**Given instruction:**
Write out, word for word, every line from the first one through the line that holds "Chart.register(...registerables);", and nothing else; skip the pictures.

**Material:**
((

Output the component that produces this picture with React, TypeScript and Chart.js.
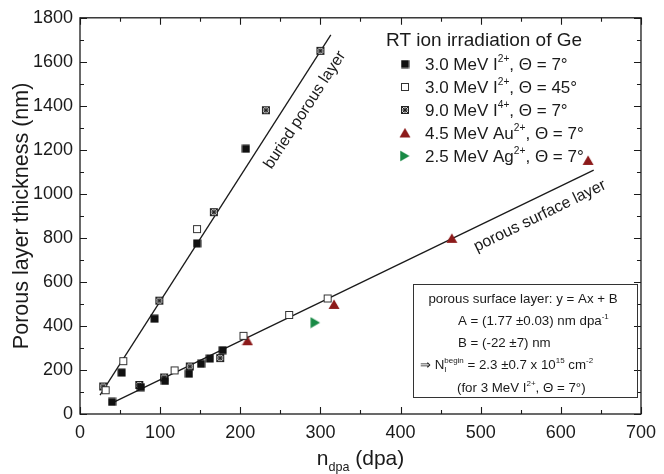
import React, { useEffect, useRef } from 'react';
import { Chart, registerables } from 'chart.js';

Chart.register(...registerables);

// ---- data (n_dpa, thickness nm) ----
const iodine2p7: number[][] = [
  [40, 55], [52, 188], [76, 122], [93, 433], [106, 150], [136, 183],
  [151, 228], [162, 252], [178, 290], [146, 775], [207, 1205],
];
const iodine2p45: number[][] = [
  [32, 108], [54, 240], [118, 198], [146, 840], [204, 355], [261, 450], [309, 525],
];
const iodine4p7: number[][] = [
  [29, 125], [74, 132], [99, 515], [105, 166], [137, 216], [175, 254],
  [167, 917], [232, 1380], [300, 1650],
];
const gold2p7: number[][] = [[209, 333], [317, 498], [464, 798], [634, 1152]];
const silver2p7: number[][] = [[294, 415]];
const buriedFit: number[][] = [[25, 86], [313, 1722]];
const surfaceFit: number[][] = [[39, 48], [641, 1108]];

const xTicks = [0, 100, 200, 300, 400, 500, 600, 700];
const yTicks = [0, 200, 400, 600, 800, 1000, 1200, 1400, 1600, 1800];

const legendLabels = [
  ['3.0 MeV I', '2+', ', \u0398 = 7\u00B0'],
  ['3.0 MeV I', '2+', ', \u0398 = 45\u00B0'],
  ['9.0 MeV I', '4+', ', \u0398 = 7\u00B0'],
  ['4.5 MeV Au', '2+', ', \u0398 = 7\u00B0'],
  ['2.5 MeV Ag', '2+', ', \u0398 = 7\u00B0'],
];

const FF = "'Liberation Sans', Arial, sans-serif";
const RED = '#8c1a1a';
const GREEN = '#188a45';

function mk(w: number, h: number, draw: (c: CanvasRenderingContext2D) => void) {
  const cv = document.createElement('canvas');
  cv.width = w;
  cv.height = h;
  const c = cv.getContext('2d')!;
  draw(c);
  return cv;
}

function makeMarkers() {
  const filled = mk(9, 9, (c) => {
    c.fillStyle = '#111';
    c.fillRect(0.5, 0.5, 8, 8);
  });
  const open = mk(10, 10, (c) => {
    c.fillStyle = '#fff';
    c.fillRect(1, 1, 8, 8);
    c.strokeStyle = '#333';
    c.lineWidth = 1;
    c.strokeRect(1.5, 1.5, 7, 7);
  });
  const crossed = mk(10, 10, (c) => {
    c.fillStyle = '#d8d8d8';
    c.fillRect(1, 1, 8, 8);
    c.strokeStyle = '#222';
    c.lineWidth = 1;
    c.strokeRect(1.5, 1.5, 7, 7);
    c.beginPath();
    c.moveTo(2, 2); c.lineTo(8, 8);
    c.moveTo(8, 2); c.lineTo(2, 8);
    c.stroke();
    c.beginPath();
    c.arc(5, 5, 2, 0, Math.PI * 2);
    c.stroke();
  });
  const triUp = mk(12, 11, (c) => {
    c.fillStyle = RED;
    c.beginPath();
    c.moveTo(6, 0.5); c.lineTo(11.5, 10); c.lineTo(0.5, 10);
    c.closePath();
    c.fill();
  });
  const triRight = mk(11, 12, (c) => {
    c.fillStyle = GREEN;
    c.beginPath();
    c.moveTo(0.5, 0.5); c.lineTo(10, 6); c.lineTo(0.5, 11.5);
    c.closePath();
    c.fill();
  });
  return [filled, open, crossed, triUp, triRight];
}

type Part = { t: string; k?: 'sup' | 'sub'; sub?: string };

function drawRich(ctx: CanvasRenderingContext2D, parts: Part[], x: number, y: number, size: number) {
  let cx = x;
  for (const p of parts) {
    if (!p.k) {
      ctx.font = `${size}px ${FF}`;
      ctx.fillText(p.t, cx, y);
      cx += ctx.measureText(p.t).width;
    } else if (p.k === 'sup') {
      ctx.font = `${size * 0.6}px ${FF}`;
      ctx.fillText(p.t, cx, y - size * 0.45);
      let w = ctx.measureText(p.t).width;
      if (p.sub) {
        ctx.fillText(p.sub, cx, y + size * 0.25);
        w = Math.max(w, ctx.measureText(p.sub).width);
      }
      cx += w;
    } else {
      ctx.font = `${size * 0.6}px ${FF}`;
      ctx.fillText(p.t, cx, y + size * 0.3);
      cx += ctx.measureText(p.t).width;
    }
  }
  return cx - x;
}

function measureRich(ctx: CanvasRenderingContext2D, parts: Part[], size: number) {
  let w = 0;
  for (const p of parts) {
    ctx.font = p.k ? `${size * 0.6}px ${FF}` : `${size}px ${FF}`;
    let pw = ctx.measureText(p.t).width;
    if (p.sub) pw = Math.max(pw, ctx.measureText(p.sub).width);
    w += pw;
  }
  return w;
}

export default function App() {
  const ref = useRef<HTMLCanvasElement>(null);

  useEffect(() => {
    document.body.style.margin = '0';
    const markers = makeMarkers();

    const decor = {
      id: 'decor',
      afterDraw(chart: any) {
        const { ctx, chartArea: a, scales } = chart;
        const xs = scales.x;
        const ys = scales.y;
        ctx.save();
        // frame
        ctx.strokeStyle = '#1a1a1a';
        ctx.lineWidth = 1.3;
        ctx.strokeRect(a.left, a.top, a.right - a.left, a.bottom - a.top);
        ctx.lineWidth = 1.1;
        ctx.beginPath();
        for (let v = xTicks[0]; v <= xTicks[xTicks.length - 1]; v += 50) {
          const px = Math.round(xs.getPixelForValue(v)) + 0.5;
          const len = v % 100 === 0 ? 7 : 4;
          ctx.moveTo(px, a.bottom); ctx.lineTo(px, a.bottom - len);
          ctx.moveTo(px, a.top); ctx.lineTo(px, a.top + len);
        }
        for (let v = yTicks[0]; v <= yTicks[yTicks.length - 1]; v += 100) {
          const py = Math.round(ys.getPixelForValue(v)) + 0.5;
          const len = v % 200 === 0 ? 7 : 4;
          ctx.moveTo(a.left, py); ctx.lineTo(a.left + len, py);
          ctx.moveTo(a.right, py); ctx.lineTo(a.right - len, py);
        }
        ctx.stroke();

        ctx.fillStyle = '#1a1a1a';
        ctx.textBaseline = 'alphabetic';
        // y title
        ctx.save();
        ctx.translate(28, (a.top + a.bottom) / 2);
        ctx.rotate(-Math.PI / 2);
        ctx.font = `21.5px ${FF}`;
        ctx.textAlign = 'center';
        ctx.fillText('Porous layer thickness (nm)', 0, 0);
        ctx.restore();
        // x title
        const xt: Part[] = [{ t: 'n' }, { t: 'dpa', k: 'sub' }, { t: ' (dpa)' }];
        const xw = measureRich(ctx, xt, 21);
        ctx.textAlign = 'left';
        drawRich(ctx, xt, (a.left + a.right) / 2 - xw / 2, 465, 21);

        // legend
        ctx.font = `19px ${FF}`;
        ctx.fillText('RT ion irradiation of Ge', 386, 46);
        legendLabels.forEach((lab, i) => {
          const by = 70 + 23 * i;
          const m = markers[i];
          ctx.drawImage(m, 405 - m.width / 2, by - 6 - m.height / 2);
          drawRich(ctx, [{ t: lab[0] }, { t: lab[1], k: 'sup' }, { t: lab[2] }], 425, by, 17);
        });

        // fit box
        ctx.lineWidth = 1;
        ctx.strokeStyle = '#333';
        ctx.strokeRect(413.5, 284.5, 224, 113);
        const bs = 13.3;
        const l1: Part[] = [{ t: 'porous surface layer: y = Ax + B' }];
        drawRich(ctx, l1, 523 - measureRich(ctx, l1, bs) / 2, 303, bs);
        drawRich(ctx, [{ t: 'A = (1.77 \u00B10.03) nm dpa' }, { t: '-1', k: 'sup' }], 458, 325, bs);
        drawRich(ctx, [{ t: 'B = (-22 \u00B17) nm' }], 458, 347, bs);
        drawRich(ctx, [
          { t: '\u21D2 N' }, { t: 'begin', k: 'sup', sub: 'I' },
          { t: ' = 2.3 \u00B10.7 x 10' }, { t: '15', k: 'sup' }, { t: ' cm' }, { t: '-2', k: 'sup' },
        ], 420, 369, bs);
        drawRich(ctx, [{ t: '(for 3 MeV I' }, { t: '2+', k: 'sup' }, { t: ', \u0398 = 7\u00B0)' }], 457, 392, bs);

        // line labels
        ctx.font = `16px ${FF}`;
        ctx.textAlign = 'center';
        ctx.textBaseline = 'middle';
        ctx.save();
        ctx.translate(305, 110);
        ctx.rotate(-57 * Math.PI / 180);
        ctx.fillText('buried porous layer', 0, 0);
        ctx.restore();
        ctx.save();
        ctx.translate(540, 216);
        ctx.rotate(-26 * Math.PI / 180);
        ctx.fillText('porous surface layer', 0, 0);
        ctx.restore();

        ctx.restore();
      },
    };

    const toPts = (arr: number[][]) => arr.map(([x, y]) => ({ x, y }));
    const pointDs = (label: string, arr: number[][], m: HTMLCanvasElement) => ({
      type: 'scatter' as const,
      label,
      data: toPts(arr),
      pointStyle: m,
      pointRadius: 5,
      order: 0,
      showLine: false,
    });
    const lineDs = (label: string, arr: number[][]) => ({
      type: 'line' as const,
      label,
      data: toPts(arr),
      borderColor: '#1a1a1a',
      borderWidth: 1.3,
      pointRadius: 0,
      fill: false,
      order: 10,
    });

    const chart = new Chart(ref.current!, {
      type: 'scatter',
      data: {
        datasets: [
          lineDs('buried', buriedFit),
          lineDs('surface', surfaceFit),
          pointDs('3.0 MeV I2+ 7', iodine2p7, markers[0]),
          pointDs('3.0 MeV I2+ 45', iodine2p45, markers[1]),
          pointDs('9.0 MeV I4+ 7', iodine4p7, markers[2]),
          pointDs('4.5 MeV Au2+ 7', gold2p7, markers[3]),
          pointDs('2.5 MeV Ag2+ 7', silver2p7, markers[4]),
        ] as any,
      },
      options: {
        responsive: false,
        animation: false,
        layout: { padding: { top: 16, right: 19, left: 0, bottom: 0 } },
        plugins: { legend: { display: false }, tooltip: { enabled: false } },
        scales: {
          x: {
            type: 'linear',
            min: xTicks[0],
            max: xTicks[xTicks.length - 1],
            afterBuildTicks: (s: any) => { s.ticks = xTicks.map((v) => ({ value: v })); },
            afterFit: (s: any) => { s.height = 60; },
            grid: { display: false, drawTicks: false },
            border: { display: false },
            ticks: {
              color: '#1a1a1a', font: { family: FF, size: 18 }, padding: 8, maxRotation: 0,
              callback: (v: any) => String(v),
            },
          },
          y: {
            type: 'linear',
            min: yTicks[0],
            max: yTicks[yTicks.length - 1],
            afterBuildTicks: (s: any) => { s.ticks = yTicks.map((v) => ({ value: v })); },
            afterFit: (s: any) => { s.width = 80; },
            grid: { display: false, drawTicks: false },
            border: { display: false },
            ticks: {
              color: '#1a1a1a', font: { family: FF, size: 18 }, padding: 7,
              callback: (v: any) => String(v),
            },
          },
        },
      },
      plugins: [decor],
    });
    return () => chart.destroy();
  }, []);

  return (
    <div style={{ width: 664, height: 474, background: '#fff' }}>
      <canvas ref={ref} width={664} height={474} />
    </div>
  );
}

))

**Solution:**
Output the component that produces this picture with React, TypeScript and Chart.js.
import React, { useEffect, useRef } from 'react';
import { Chart, registerables } from 'chart.js';

Chart.register(...registerables);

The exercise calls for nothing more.